To lessen the impact of the risks associated with the five races and exploit emerging opportunities, car manufacturers and car dealers need to take prompt action.

“Car manufacturers will be the lead architects of a new distribution model,” said Karl Strempel, a partner in Bain & Company’s Automotive practice and co-author of the report. “To increase sales and service efficiency and enhance customer experience and loyalty, successful manufacturers will take a rigorous approach that addresses each point of interaction with the customer.  This includes developing innovative retail formats; modeling future distribution activities on cutting-edge process management; creating new business models for dealers; and adjusting bonus and incentive plans.”

Under a new distribution system built around central online elements (sales and marketing, software updates, help desk), national sales companies will also interact directly with customers. They will operate national online shops, including offering customer advice and online purchase financing. At the same time, they will help car dealers implement the new distribution model, concept, including training measures for their employees.

The new distribution concept and the different retail formats and business models will also necessitate a prompt mindset shift on the part of dealers and employees. To survive and prosper in this new landscape, leading car dealers will have to invest in IT, digital processes and additional employee skills.

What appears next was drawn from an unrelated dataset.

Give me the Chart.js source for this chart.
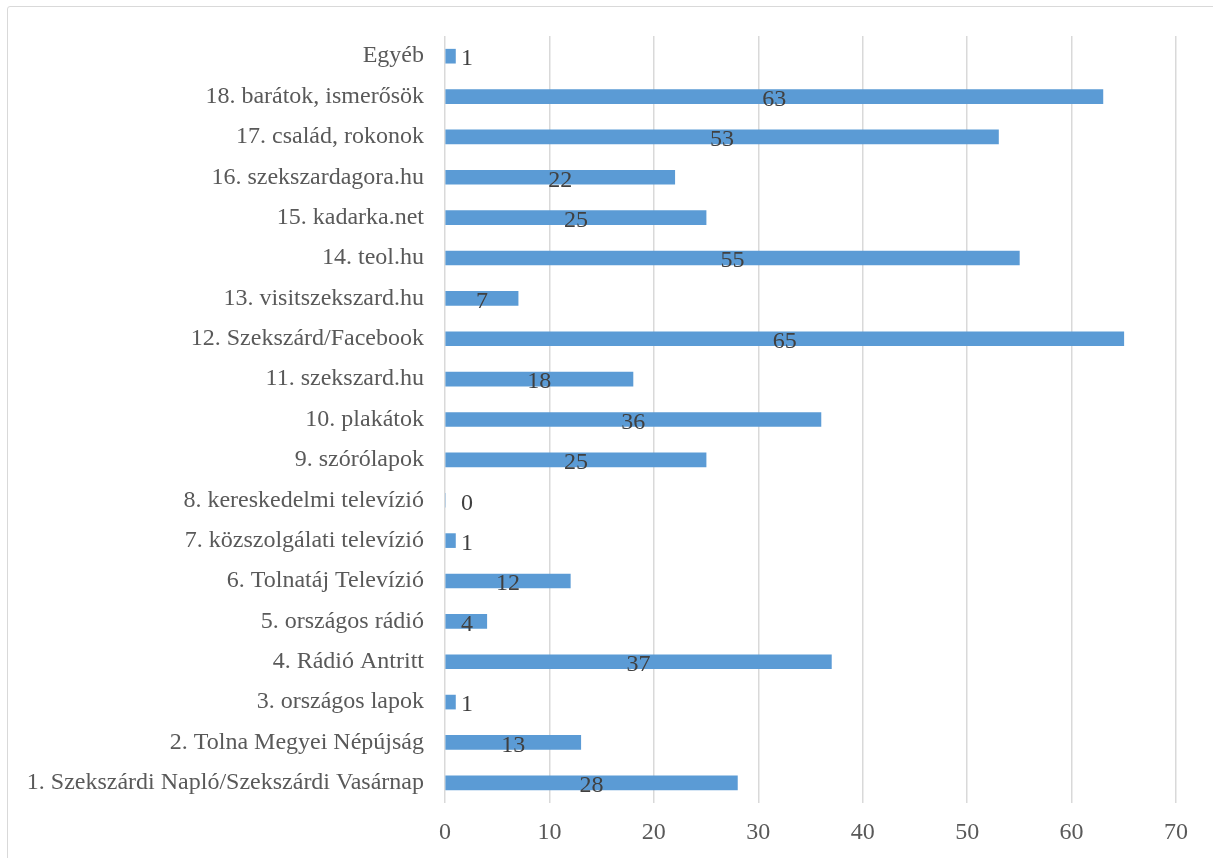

“There are no two ways about it: swift action is needed to transform the current car distribution model and ensure it will remain profitable. Car manufacturers, their national distribution companies and car dealers must address these challenges now,” said Dr. Eric Zayer, a partner in Bain & Company’s Automotive practice, and one of the report’s co-authors. “By developing innovative ideas and laying the groundwork for radical new concepts, they can set the course for the future.”